Begitu pula dengan tenaga kesehatan. Mereka hendak
melakukan skrining, pemeriksaan, dan deteksi dini penyakit-penyakit tak
menular. Tapi sebelum memeriksa orang lain, justru mereka sendiri yang nyaris
tidak sehat. Punggung sakit, kepala pusing, perut mual karena guncangan motor.
Ironis, bukan? Yang datang membawa kesehatan, malah kehilangan kesehatannya di
jalan. Lucu, tapi tragis.
Saya sering berpikir, memperbaiki jalan pedesaan bukan
sekadar soal infrastruktur. Ia adalah simbol penghormatan. Menghormati guru
yang mengajar. Memuliakan kiai yang membimbing. Menyambut petugas kesehatan
yang menyembuhkan. Membuka jalan agar generasi masa depan bisa melangkah lebih
cepat, lebih aman. Bukan semata-mata proyek, bukan sekadar angka-angka dalam
RAPBD, tapi bentuk paling nyata dari kehadiran negara.
Karena sesungguhnya, ini bukan hanya tentang jalan.
Ini adalah tentang tantangan. Tantangan nyata yang dihadapi oleh guru-guru desa
yang ingin mencerdaskan bangsa, oleh tenaga kesehatan yang ingin melayani
masyarakat, oleh warga desa yang ingin hidup lebih layak.
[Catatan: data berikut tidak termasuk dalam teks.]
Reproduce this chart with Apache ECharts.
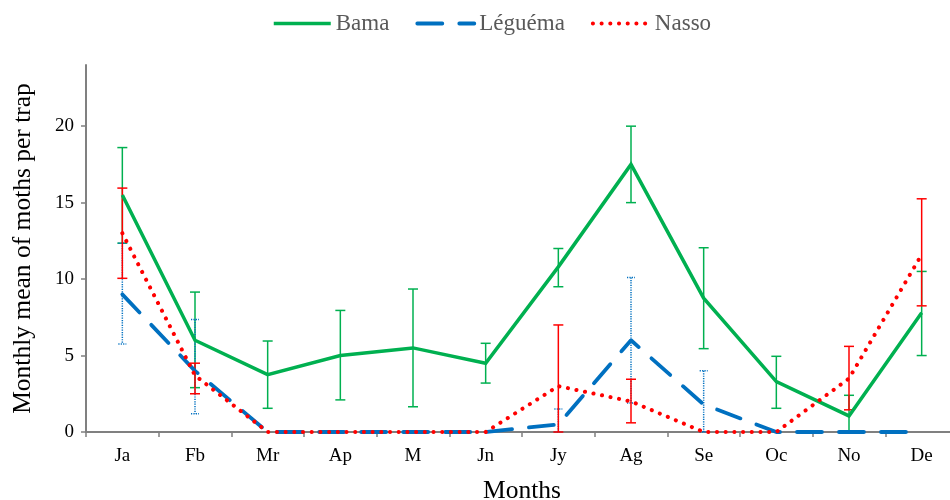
<!DOCTYPE html>
<html>
<head>
<meta charset="utf-8">
<script src="https://cdn.jsdelivr.net/npm/echarts@6/dist/echarts.min.js"></script>
<style>html,body{margin:0;padding:0;background:#fff}#c{width:950px;height:500px}</style>
</head>
<body>
<div id="c"></div>
<script>
const months = ['Ja','Fb','Mr','Ap','M','Jn','Jy','Ag','Se','Oc','No','De'];
const yTicks = [0, 5, 10, 15, 20];

const bamaMean = [15.5, 6.0, 3.75, 5.0, 5.5, 4.5, 10.8, 17.5, 8.75, 3.3, 1.05, 7.8];
const bamaLow  = [12.35, 2.9, 1.55, 2.1, 1.65, 3.2, 9.5, 15.0, 5.45, 1.55, 0, 5.0];
const bamaHigh = [18.6, 9.15, 5.95, 7.95, 9.35, 5.8, 12.0, 20.0, 12.05, 4.95, 2.4, 10.5];

const legMean = [9.0, 4.0, 0, 0, 0, 0, 0.5, 6.0, 1.8, 0, 0, 0];
const legLow  = [5.75, 1.2, null, null, null, null, 0, 1.9, 0, null, null, null];
const legHigh = [12.35, 7.35, null, null, null, null, 1.5, 10.1, 4.0, null, null, null];

const nasMean = [13.0, 3.7, 0, 0, 0, 0, 3.0, 2.0, 0, 0, 3.5, 11.6];
const nasLow  = [10.05, 2.5, null, null, null, null, 0, 0.6, null, null, 1.45, 8.25];
const nasHigh = [15.95, 4.5, null, null, null, null, 7.0, 3.45, null, null, 5.6, 15.25];

const GREEN = '#00B050', BLUE = '#0070C0', RED = '#FF0000';
const FONT = 'Liberation Serif';

function errData(low, high) {
  const out = [];
  for (let i = 0; i < low.length; i++) {
    if (low[i] !== null && high[i] !== null) out.push([i, low[i], high[i]]);
  }
  return out;
}
function errSeries(name, low, high, color, width, dash, capHalf) {
  return {
    type: 'custom', name: name, z: 1,
    data: errData(low, high),
    encode: { x: 0, y: [1, 2] },
    silent: true,
    renderItem: function (params, api) {
      const x = api.value(0);
      const lo = api.coord([x, api.value(1)]);
      const hi = api.coord([x, api.value(2)]);
      const style = { stroke: color, lineWidth: width, lineDash: dash, fill: null };
      return {
        type: 'group',
        children: [
          { type: 'line', shape: { x1: hi[0], y1: hi[1], x2: lo[0], y2: lo[1] }, style: style },
          { type: 'line', shape: { x1: hi[0] - capHalf, y1: hi[1], x2: hi[0] + capHalf, y2: hi[1] }, style: style },
          { type: 'line', shape: { x1: lo[0] - capHalf, y1: lo[1], x2: lo[0] + capHalf, y2: lo[1] }, style: style }
        ]
      };
    }
  };
}

const chart = echarts.init(document.getElementById('c'), null, { renderer: 'canvas' });
chart.setOption({
  animation: false,
  backgroundColor: '#fff',
  textStyle: { fontFamily: FONT },
  legend: {
    data: ['Bama', 'Léguéma', 'Nasso'],
    left: 267, top: 7,
    itemWidth: 57, itemHeight: 14, itemGap: 26,
    itemStyle: { opacity: 0 },
    lineStyle: { width: 'inherit' },
    textStyle: { fontFamily: FONT, fontSize: 23, color: '#595959' }
  },
  grid: { left: 86, top: 65, width: 872, height: 367, containLabel: false, outerBoundsMode: 'none' },
  xAxis: {
    type: 'category', data: months, boundaryGap: true,
    name: 'Months', nameLocation: 'middle', nameGap: 46,
    nameTextStyle: { fontFamily: FONT, fontSize: 25.5, color: '#000' },
    axisLine: { lineStyle: { color: '#808080', width: 2 } },
    axisTick: { show: true, length: 5, lineStyle: { color: '#808080', width: 1.5 }, alignWithLabel: false },
    axisLabel: { fontFamily: FONT, fontSize: 19, color: '#000', margin: 15 },
    splitLine: { show: false }
  },
  yAxis: {
    type: 'value', min: 0, max: 24, interval: 5,
    name: 'Monthly mean of moths per trap', nameLocation: 'middle', nameGap: 50,
    nameTextStyle: { fontFamily: FONT, fontSize: 25.5, color: '#000' },
    axisLine: { show: true, lineStyle: { color: '#808080', width: 2 } },
    axisTick: { show: true, length: 5, lineStyle: { color: '#808080', width: 1.5 }, customValues: yTicks },
    axisLabel: { fontFamily: FONT, fontSize: 19, color: '#000', margin: 12, customValues: yTicks },
    splitLine: { show: false }
  },
  series: [
    errSeries('errB', bamaLow, bamaHigh, GREEN, 1.5, null, 5),
    errSeries('errL', legLow, legHigh, BLUE, 1.5, [1.2, 1.2], 4),
    errSeries('errN', nasLow, nasHigh, RED, 1.5, null, 5),
    {
      name: 'Bama', type: 'line', data: bamaMean, symbol: 'none', z: 3,
      lineStyle: { color: GREEN, width: 3.5, join: 'miter' }, itemStyle: { color: GREEN }
    },
    {
      name: 'Léguéma', type: 'line', data: legMean, symbol: 'none', z: 4,
      lineStyle: { color: BLUE, width: 3.8, type: [25, 17], cap: 'round' }, itemStyle: { color: BLUE }
    },
    {
      name: 'Nasso', type: 'line', data: nasMean, symbol: 'none', z: 5,
      lineStyle: { color: RED, width: 4, type: [0.1, 8.6], cap: 'round' }, itemStyle: { color: RED }
    }
  ]
});
</script>
</body>
</html>
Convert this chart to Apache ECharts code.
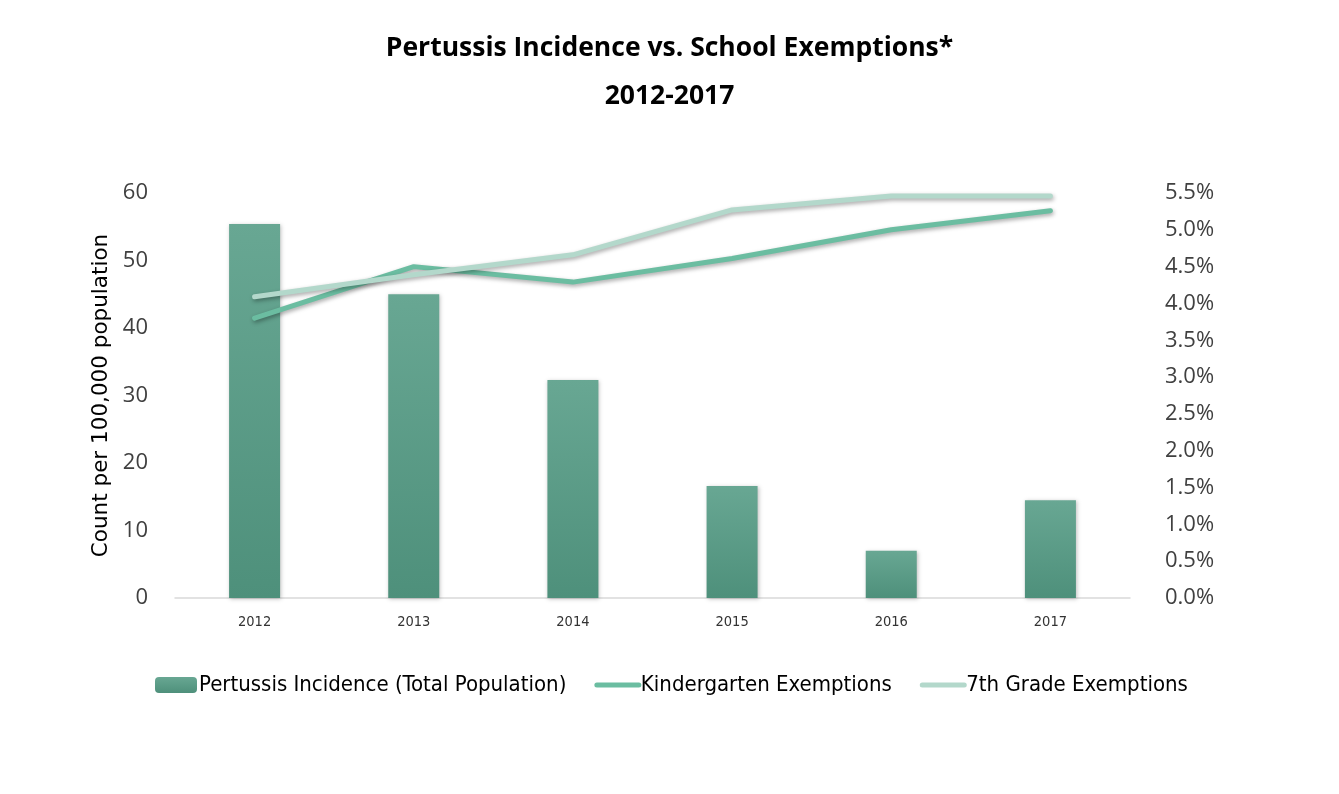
<!DOCTYPE html>
<html>
<head>
<meta charset="utf-8">
<script src="https://cdn.jsdelivr.net/npm/echarts@6/dist/echarts.min.js"></script>
<style>
  html, body { margin: 0; padding: 0; background: #fff; }
  #chart { width: 1339px; height: 794px; }
</style>
</head>
<body>
<div id="chart"></div>
<script>
const years = ['2012', '2013', '2014', '2015', '2016', '2017'];
const pertussisIncidence = [55.4, 45.0, 32.3, 16.6, 7.0, 14.5];
const kindergartenExemptions = [0.0380, 0.0450, 0.0429, 0.0461, 0.0500, 0.0526];
const seventhGradeExemptions = [0.0409, 0.0439, 0.0466, 0.0527, 0.0546, 0.0546];
const leftTicks = { min: 0, max: 60, interval: 10 };
const rightTicks = { min: 0, max: 0.055, interval: 0.005 };

const chart = echarts.init(document.getElementById('chart'));
const narrow = '"DejaVu Sans Condensed", "Open Sans", sans-serif';
chart.setOption({
  animation: false,
  backgroundColor: '#ffffff',
  title: {
    text: 'Pertussis Incidence vs. School Exemptions*\n2012-2017',
    left: 'center',
    top: 24,
    padding: 0,
    textStyle: {
      fontFamily: '"Open Sans", sans-serif',
      fontWeight: 'bold',
      fontSize: 26.5,
      lineHeight: 48,
      color: '#000000'
    }
  },
  legend: {
    left: 155,
    top: 674,
    padding: 0,
    itemWidth: 42,
    itemHeight: 16,
    itemGap: 28,
    textStyle: { fontFamily: narrow, fontSize: 22, color: '#000000', padding: [0, 0, 0, -3] },
    data: [
      { name: 'Pertussis Incidence (Total Population)' },
      { name: 'Kindergarten Exemptions', itemStyle: { opacity: 0 }, lineStyle: { width: 5, color: '#6bbda1', cap: 'round' } },
      { name: '7th Grade Exemptions', itemStyle: { opacity: 0 }, lineStyle: { width: 5, color: '#b3d8cb', cap: 'round' } }
    ]
  },
  grid: { left: 175, right: 209, top: 193, bottom: 196 },
  xAxis: {
    type: 'category',
    data: years,
    axisLine: { lineStyle: { color: '#d9d9d9', width: 1.5 } },
    axisTick: { show: false },
    axisLabel: { fontFamily: narrow, fontSize: 14.5, color: '#333333', margin: 17 }
  },
  yAxis: [
    {
      type: 'value',
      min: leftTicks.min, max: leftTicks.max, interval: leftTicks.interval,
      name: 'Count per 100,000 population',
      nameLocation: 'middle',
      nameRotate: 90,
      nameGap: 58,
      nameTextStyle: { fontFamily: '"DejaVu Sans", sans-serif', fontSize: 21.5, color: '#000000' },
      splitLine: { show: false },
      axisLine: { show: false },
      axisTick: { show: false },
      axisLabel: { fontFamily: '"Open Sans", sans-serif', fontSize: 22, color: '#404040', margin: 27 }
    },
    {
      type: 'value',
      min: rightTicks.min, max: rightTicks.max, interval: rightTicks.interval,
      position: 'right',
      splitLine: { show: false },
      axisLine: { show: false },
      axisTick: { show: false },
      axisLabel: {
        fontFamily: '"Open Sans", sans-serif', fontSize: 22, color: '#404040', margin: 35,
        formatter: v => (v * 100).toFixed(1) + '%'
      }
    }
  ],
  series: [
    {
      name: 'Pertussis Incidence (Total Population)',
      type: 'bar',
      yAxisIndex: 0,
      data: pertussisIncidence,
      barWidth: 51,
      itemStyle: {
        color: new echarts.graphic.LinearGradient(0, 0, 0, 1, [
          { offset: 0, color: '#68a793' },
          { offset: 1, color: '#4e907b' }
        ]),
        shadowColor: 'rgba(0,0,0,0.25)',
        shadowBlur: 4,
        shadowOffsetX: 1,
        shadowOffsetY: 1
      }
    },
    {
      name: 'Kindergarten Exemptions',
      type: 'line',
      yAxisIndex: 1,
      data: kindergartenExemptions,
      symbol: 'none',
      itemStyle: { color: '#6bbda1' },
      lineStyle: {
        width: 5, color: '#6bbda1', cap: 'round', join: 'round',
        shadowColor: 'rgba(0,0,0,0.35)', shadowBlur: 4, shadowOffsetX: 1, shadowOffsetY: 2
      }
    },
    {
      name: '7th Grade Exemptions',
      type: 'line',
      yAxisIndex: 1,
      data: seventhGradeExemptions,
      symbol: 'none',
      itemStyle: { color: '#b3d8cb' },
      lineStyle: {
        width: 5, color: '#b3d8cb', cap: 'round', join: 'round',
        shadowColor: 'rgba(0,0,0,0.35)', shadowBlur: 4, shadowOffsetX: 1, shadowOffsetY: 2
      }
    }
  ]
});
</script>
</body>
</html>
Sebuah tantangan yang
terus berlangsung, dari tahun ke tahun, yang entah mengapa, sulit sekali
dirubah oleh kekuasaan. Padahal, yang mereka minta bukanlah fasilitas mewah,
cukup jalan yang tidak membahayakan. Tapi tampaknya, suara-suara dari pedalaman
ini terlalu sayup untuk didengar dari ruang-ruang kekuasaan yang tinggi.
Kalau saya, rakyat biasa yang hanya bisa berdoa,
dianggap tidak penting, tidak perlu diperhatikan, saya tak mengapa. Saya sudah
terbiasa. Tapi tolong, lihatlah orang-orang yang setiap hari melintasi jalan
ini. Mereka membawa ilmu, membawa harapan, membawa masa depan. Bukankah mereka
pantas mendapatkan jalan yang layak?
Sekadar celoteh. Dari pengamat sampah. Tapi siapa
tahu, dalam timbunan sampah itu, masih ada satu dua suara yang bernilai.